Signal subtraction detail. (a) Focal plane of reconstructed T. thermophila, to the upper left. (b) Same T. thermophila from (a), $290\mu \mathrm{m}$ out of focus. An E. coli, indicated by a red arrow, is barely visible, to the right—see (f) and (h) for better visibility at high contrast. (c) Focal plane from (a), after the signal from the T. thermophila has been subtracted. (d) Focal plane from (b), after signal subtraction, showing unperturbed E. coli. (e)–(h) Duplicate panels (a)–(d) at high contrast. The scale bar is $20\mu \mathrm{m}$. (i) Intensity profile across the horizontal coordinate in (b) and (f), through the E. coli cell, before subtraction. The large high-intensity region around $70\mu \mathrm{m}$ is the out-of-focus T. thermophila, while the peak at $140\mu \mathrm{m}$ is the in-focus E. coli cell. (j) Intensity profile through the same row of pixels as in (i), after signal subtraction—see (d) and (h).

Figure 9

Autocorrelation of count-smoothing residuals. The autocorrelation function of the residual from the count-smoothing procedure, ${\delta }_i=\log a_i-w_i$, was calculated for one of the replicates and each species, with lag measured in time points (400 s). The blue line shows the 95% confidence interval. The rapid decay observed here was typical for all replicates.

Figure 10

$I=0.25I_0$ spatial distributions of microbes in imaging volume. $\gamma ⟨g⟩$ and $\sigma [g]/⟨g⟩$ are defined in the caption to Fig. 4 for the $I=I_0$ condition.

Figure 11

Gaussian mixture model fit for one replicate in the $I=0.25I_0$ condition. The upper panel shows the means of the two modes (${\mu }_1$ and ${\mu }_2$), the second panel shows the weights of these modes in the mixture distribution (${\pi }_1$ and ${\pi }_2$, respectively), the third panel shows a histogram of the raw data, and the fourth panel shows the inferred probability density at each time point.
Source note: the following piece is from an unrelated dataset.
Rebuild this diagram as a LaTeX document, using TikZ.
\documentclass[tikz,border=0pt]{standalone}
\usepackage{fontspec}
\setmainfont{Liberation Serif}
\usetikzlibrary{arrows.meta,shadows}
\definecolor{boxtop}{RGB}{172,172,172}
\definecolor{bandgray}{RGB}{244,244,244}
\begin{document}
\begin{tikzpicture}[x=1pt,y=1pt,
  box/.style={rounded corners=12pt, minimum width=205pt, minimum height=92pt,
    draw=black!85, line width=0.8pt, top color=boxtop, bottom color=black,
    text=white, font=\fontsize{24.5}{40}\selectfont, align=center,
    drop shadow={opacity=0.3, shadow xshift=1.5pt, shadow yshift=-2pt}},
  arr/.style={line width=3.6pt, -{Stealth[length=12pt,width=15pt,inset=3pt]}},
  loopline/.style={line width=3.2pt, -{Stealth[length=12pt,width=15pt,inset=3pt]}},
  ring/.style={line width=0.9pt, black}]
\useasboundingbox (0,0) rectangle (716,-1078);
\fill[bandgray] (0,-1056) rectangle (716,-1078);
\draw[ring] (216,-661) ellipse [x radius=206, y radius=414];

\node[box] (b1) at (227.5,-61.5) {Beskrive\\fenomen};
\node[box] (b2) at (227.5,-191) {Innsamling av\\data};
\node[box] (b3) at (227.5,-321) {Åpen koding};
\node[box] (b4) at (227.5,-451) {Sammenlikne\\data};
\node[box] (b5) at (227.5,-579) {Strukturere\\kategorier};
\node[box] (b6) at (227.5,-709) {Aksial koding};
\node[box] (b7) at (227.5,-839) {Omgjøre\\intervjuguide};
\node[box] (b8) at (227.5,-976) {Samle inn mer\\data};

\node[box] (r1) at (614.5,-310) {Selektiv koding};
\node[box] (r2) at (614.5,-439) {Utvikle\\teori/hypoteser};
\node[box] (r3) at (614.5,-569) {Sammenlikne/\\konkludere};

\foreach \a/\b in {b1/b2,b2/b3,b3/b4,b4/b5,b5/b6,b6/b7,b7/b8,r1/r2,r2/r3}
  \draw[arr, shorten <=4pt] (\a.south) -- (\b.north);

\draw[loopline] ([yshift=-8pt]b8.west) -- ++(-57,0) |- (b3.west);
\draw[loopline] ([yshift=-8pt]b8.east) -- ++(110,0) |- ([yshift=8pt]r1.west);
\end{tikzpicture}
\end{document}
In both the third and fourth panels, each column (time point) is normalized independently. The bottom panel plots the classification with large cells in red and small cells in black; note that there is no overlap between these classes.

Figure 12

Ecomodes in individual environmental conditions. Eigensystems of the correlation matrix (as in Fig. 4) for 10 CES in the low-illumination condition ($I=0.25I_0$, left column) and the high-illumination condition ($I=I_0$, right column). Eigenvalues are plotted in the upper panels, and eigenvector composition in the lower panels [as in Figs. 5 and 5, respectively].